I più recenti dati economici relativi alla Repubblica Ceca segnalano una dinamica dell'economia complessivamente ancora positiva, anche se leggermente in calo. Vendite al dettaglio, produzione industriale e anche indicatori di sentiment economici (miglior dato da 3 anni) sono stati tutti al di sopra delle attese del mercato. Contrariamente alla Polonia, l'economia ceca finora non risente quasi della crisi intorno all'Ucraina, anche se gli ordini export e la produzione industriale non riescono più a tenere del tutto i tassi di crescita relativamente alti degli ultimi mesi.
Intanto aumenta leggermente l'inflazione, ma con uno 0,6% è ancora troppo bassa per la banca centrale.
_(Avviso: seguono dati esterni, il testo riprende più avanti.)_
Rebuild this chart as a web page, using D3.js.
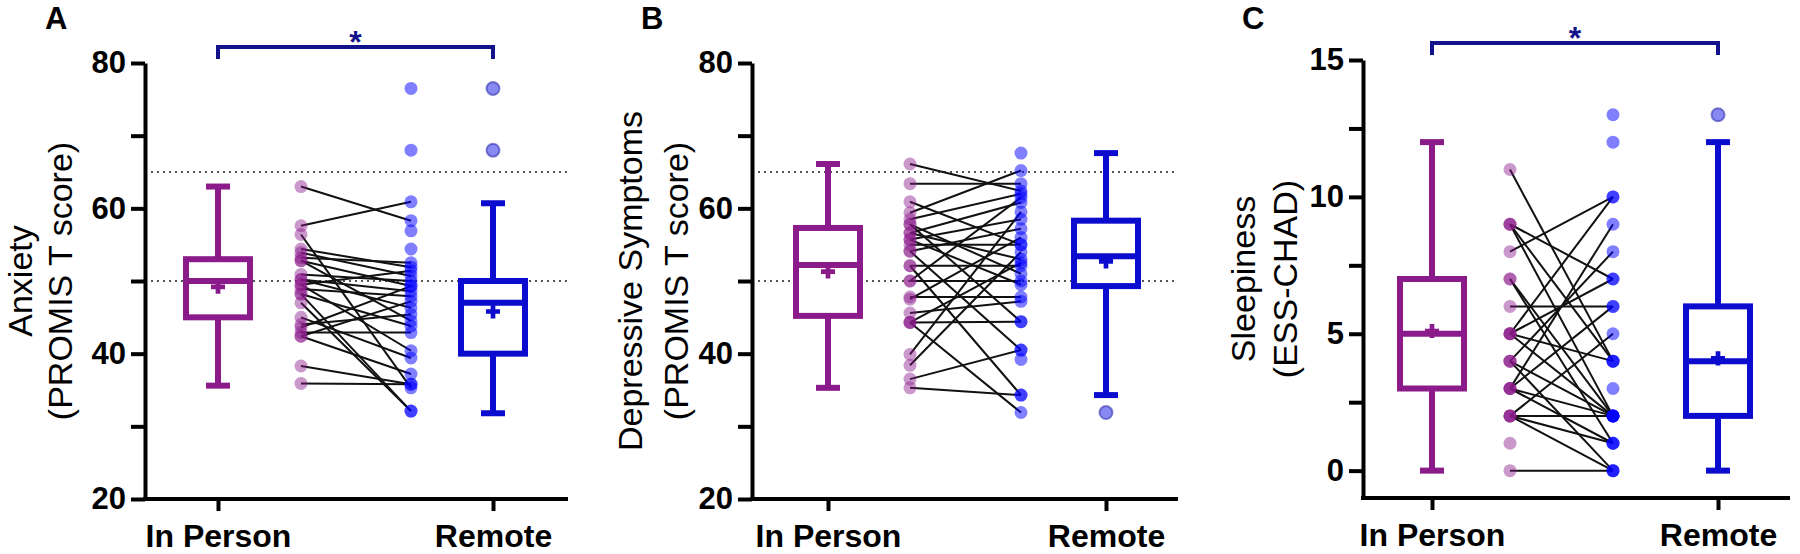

La corona ceca si è leggermente apprezzata, ma la banca centrale recentemente ha annunciato di voler prolungare gli eventuali interventi contro un apprezzamento più forte della corona fino all'anno 2016. Le obbligazioni ceche hanno seguito il trend dei titoli di Stato tedeschi e hanno guadagnato leggermente. Il mercato azionario di Praga ha chiuso il mese di settembre con un lieve guadagno di circa 1%.

Ungheria

La crescita economica in Ungheria è stata del 3,9% p.a. nel secondo trimestre, in particolare grazie agli investimenti in stock di capitale e al buon andamento delle esportazioni.
Ci sono delle buone prospettive anche per il terzo trimestre: la produzione industriale è salita oltre il 10% p.a. rispettivamente sia a luglio sia ad agosto. Il parlamento ungherese ha varato una legge attesa da tempo che obbliga le banche a rimborsare ai clienti privati con effetto retroattivo una serie di commissioni e costi relativi ai prestiti concessi negli ultimi 10 anni. I pagamenti stimati in circa 3,2 miliardi di euro sono però superiori del 10% al valore finora preventivato. Come da attese, la banca centrale ha lasciato invariato il tasso guida al suo minimo storico del 2,1%.


Le obbligazioni ungheresi a settembre hanno avuto una performance migliore, mentre il mercato azionario ungherese si è mostrato quasi invariato.